*To do:* From the entries below, extract every line that includes the word "What".
** START OF Material to process **
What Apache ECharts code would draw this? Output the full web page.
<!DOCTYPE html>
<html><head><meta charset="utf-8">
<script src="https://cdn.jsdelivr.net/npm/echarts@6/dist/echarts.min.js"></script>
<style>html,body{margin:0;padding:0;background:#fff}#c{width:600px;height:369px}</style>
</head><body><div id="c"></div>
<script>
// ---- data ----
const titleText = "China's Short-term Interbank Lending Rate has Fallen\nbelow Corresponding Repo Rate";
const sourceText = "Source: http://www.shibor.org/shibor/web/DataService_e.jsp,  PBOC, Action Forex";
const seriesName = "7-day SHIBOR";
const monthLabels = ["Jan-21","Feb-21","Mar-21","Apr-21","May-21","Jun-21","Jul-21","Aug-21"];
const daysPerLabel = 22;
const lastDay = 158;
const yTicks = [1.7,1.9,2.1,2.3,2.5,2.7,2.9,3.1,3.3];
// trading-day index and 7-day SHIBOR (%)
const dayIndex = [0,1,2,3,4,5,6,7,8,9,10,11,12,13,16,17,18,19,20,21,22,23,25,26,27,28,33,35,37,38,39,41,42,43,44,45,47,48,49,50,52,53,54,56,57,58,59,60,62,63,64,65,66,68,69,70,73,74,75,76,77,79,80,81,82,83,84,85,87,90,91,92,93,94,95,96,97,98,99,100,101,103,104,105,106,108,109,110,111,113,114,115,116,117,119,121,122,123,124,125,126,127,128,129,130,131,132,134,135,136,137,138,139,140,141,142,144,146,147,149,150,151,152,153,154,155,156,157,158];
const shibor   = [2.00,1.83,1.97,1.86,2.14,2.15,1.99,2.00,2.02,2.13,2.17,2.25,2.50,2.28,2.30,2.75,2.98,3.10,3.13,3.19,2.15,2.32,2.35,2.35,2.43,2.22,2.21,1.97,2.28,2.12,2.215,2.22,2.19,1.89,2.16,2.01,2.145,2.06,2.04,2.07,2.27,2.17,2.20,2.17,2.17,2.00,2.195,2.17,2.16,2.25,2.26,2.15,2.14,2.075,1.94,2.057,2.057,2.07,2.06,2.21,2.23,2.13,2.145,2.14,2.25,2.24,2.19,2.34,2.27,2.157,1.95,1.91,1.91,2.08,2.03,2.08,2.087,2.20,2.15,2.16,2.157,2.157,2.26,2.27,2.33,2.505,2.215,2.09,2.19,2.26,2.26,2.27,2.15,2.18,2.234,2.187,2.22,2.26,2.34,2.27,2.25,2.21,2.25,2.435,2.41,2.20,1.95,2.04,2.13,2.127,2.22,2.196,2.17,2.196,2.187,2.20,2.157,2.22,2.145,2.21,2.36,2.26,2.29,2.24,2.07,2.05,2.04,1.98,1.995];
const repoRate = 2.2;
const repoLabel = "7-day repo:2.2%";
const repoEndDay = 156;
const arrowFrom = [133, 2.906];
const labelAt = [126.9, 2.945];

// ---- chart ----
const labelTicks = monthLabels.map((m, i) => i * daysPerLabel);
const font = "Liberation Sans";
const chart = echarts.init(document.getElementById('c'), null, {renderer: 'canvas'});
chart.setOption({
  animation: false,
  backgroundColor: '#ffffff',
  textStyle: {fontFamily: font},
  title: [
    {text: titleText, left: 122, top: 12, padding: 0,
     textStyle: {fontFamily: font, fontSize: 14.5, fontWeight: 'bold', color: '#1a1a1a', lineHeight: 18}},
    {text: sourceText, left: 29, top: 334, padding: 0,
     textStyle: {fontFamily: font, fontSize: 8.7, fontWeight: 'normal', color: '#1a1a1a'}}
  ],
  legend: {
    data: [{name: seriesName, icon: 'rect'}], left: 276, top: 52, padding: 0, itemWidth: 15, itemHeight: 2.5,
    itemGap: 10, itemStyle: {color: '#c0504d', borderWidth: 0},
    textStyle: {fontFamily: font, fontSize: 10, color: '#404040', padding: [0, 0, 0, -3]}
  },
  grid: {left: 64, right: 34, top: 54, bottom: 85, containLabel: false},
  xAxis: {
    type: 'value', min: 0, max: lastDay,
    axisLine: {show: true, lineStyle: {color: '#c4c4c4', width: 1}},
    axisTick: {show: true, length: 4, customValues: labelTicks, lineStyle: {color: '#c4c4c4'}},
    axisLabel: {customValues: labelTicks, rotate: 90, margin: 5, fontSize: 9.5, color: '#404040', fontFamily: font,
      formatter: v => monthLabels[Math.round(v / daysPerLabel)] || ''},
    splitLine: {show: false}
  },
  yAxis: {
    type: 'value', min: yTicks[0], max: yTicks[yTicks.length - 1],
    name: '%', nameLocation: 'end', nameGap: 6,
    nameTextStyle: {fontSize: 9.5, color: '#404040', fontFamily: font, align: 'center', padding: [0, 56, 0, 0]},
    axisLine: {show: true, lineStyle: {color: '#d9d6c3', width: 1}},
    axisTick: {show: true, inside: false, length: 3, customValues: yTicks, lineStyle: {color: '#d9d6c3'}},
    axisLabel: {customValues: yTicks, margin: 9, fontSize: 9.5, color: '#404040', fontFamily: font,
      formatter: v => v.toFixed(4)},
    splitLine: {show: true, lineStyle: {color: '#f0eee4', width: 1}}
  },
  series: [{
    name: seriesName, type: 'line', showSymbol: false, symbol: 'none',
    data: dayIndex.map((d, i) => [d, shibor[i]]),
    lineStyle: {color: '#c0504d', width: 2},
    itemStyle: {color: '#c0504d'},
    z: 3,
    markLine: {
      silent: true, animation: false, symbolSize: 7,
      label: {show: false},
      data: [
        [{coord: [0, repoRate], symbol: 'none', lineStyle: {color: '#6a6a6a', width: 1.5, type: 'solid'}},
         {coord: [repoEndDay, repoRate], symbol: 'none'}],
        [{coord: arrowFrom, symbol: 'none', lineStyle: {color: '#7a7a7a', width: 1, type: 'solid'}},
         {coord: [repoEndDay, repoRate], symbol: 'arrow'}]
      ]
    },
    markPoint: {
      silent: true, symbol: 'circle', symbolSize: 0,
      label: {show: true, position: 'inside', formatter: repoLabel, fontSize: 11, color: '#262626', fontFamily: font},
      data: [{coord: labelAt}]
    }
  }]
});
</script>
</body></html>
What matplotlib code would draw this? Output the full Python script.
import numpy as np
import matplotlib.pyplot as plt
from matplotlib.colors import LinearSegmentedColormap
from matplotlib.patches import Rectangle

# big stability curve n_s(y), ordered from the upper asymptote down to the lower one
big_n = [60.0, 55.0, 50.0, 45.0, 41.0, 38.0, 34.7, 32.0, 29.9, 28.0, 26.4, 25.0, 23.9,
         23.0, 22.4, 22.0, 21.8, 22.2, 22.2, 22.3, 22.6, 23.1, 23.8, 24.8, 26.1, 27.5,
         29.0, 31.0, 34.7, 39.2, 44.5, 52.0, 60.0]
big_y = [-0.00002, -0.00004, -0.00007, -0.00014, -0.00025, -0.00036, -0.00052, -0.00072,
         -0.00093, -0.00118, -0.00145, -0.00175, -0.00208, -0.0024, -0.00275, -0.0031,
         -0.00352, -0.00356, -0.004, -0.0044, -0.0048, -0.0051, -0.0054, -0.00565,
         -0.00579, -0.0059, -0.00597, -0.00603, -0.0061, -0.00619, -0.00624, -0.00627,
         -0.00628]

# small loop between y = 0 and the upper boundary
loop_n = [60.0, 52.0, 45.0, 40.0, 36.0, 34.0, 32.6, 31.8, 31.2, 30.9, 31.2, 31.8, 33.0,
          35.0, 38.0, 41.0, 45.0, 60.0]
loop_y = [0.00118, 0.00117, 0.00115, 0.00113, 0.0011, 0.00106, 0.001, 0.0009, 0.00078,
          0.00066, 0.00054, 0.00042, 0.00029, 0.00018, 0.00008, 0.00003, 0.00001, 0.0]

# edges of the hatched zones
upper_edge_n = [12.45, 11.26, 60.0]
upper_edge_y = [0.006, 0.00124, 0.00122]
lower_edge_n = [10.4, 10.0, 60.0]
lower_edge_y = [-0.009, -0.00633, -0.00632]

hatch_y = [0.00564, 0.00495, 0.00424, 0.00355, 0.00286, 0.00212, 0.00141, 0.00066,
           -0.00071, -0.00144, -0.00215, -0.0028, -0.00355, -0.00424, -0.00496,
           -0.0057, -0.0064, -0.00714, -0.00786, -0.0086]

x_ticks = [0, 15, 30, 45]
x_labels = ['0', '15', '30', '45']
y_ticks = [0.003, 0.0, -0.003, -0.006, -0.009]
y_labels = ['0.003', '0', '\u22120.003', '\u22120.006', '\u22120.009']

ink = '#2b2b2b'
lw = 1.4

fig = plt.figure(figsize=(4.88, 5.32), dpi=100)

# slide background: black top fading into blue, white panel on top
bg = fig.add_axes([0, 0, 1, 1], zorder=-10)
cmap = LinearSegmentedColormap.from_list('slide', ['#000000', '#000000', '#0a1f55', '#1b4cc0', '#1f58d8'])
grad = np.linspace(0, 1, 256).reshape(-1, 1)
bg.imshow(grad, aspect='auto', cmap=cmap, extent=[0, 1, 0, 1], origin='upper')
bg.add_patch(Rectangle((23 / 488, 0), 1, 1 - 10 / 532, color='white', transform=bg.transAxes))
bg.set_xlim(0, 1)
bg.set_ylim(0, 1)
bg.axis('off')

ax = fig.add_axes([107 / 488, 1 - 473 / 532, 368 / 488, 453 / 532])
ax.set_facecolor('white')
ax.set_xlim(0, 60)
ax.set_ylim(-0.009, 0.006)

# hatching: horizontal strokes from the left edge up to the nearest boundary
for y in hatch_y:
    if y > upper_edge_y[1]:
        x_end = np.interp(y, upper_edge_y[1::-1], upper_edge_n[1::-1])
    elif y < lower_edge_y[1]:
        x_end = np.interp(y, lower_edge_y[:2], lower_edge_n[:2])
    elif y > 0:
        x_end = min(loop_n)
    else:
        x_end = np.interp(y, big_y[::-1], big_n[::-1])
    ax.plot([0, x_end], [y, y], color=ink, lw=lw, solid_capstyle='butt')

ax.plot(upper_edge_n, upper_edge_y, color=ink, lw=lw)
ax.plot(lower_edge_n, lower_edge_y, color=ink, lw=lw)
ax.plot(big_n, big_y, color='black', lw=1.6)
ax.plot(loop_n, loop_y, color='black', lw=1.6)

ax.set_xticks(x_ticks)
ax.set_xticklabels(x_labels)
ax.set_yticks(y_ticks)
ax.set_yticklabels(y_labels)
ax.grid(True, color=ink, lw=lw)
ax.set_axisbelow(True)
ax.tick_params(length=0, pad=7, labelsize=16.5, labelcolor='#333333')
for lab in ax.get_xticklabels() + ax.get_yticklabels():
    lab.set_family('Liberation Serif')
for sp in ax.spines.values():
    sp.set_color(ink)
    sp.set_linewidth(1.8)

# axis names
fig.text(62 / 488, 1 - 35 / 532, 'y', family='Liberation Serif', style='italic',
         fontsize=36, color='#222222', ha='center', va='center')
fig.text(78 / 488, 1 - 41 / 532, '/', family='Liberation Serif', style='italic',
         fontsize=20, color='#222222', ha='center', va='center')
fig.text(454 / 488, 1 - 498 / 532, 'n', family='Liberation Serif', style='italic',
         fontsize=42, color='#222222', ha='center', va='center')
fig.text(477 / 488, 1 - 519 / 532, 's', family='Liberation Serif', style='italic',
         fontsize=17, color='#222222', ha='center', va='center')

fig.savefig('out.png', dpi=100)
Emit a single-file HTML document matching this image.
** END OF Material to process **
*Solution:*
What Apache ECharts code would draw this? Output the full web page.
What matplotlib code would draw this? Output the full Python script.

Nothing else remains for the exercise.